Cette page cherche à résumer les traits majeurs concernant l'ensemble de ce secteur (sans rentrer dans les détails locaux), afin de donner une vue synthétique de la déformation qui l'a affectée et de préciser sa place dans le cadre général des Alpes occidentales françaises.
On pourra au préalable consulter l'aperçu structural général sur la zone briançonnaise méridionale

A) Disposition géométrique et relations entre les unités tectoniques :

Un des traits frappants de ce secteur est le fait que les unités imbriquées sont enroulées ensemble par un pli rétroverse qui affecte l'autochtone de l'Argentera et qu'elle sont en outre sectionnées par des failles qui semblent associées à ce plissement.

Le second trait marquant, qui apparaît plus clairement ici qu'au nord-ouest de la fontière franco-italienne, est le biseautage que subissent à tour de rôle les unités superposées, vers le sud-ouest, en atteignant la marge nord-orientale de l'Argentera. Cela se manifeste par le fait que, d'est en ouest, ce sont des unités de plus en plus élevées de l'édifice qui viennent en contact avec l'autochtone, puis avec la nappe du Parpaillon (flysch de l'Embrunais) qui le recouvre directement. Il est donc nécessaire de considérer que cette marge nord-orientale de l'Argentera correspond au passage d'un accident, postérieur aux charriages, qui a sectionné la pile des nappes. Le jeu de cet accident est antérieur au rétrocharriage puisqu'il est enroulé par le pli rétroverse qui affecte l'autochtone.
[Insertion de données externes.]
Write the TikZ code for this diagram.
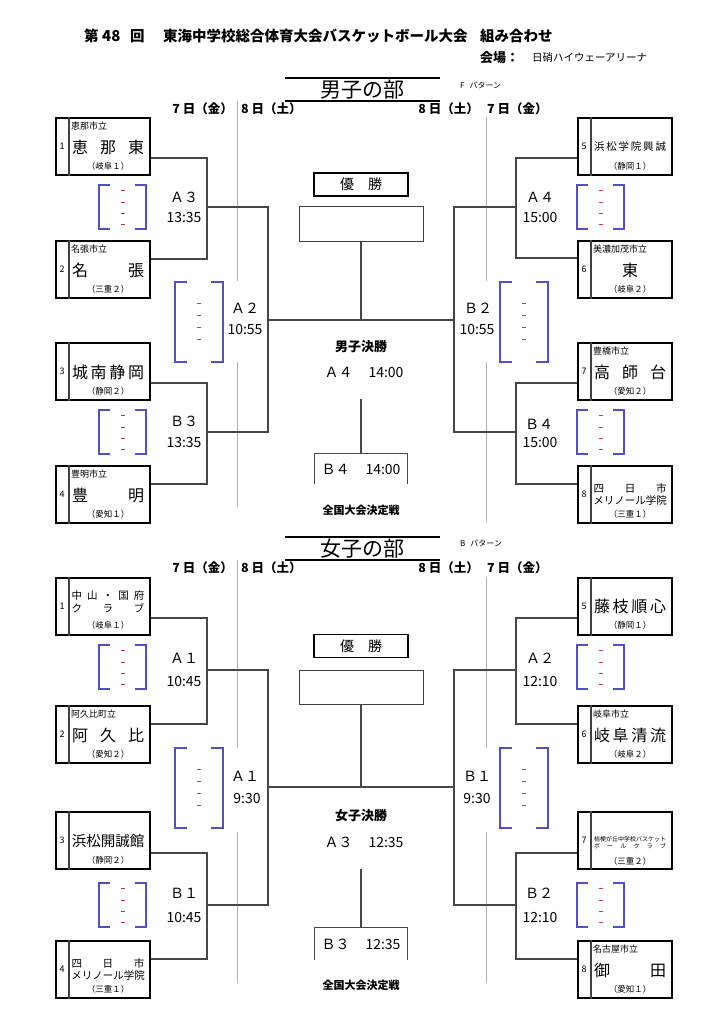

Tectonogramme schématique des unités briançonnaises.
Ce schéma est destiné à mettre en valeur le rôle des plans de cisaillement longitudinaux (postérieurement tordus) dans l'édification de la structure actuelle, selon l'interprétation ici proposée.
Du SW au NE les nappes superposées sont abaissées par les fractures (représentées en grisé) ; les plis de ces nappes étaient sans doute partiellement formés avant le cisaillement, mais ils ont été accentués et renversés au NNE au cours de la phase qui a tordu les plans de cassure.
La perspective correspond à une vue du SE vers le NW.
Le schéma représente les régions situées immédiatement au NNE de celles schématisées par la figure 13. Les unités calcaires ont reçu chacune un figuré différent, mais les unités siliceuses ont le même figuré ; les espaces « vides » entre unités superposées correspondent aux coussinets gypseux ; enfin les unités subbriançonnaises n'ont pas été représentées, non plus que l'Autochtone, afin de clarifier le schéma (la partie manquante correspond à celle représentée dans la figure suivante).



Tectonogramme schématique des unités subbriançonnaises, montrant leurs rapports avec l'autochtone.
Les deux « plans » de cisaillement majeurs (Pl et P2) qui limitent vers le SW et le NNE l'extension des unités subbriançonnaises sont représentés (en grisé) dans leur attitude actuelle, c'est-à-dire tordus, à peu près de la même façon que l'Autochtone lui-même.
Le schéma ne tient pas compte des structures de détail et ne donne qu'une représentation de ce qui paraît essentiel dans ce dispositif, c'est-à-dire le sectionnement successif, d'E en W, d'unités de plus en plus élevées, le long du plan Pl, du fait de leur plongement axial vers l'W, plus accentué que celui de l'Autochtone.
La perspective correspond à une vue du SE vers le NW.


B) Successions des événements tectoniques.

Les faits recueillis dans le secteur de Bersezio (haute vallée de la Stura) portent à admettre la succession d'étapes tectoniques suivante :

Fracturation synsédimentaire, remontant au moins au Crétacé supérieur (failles du Monte Omo).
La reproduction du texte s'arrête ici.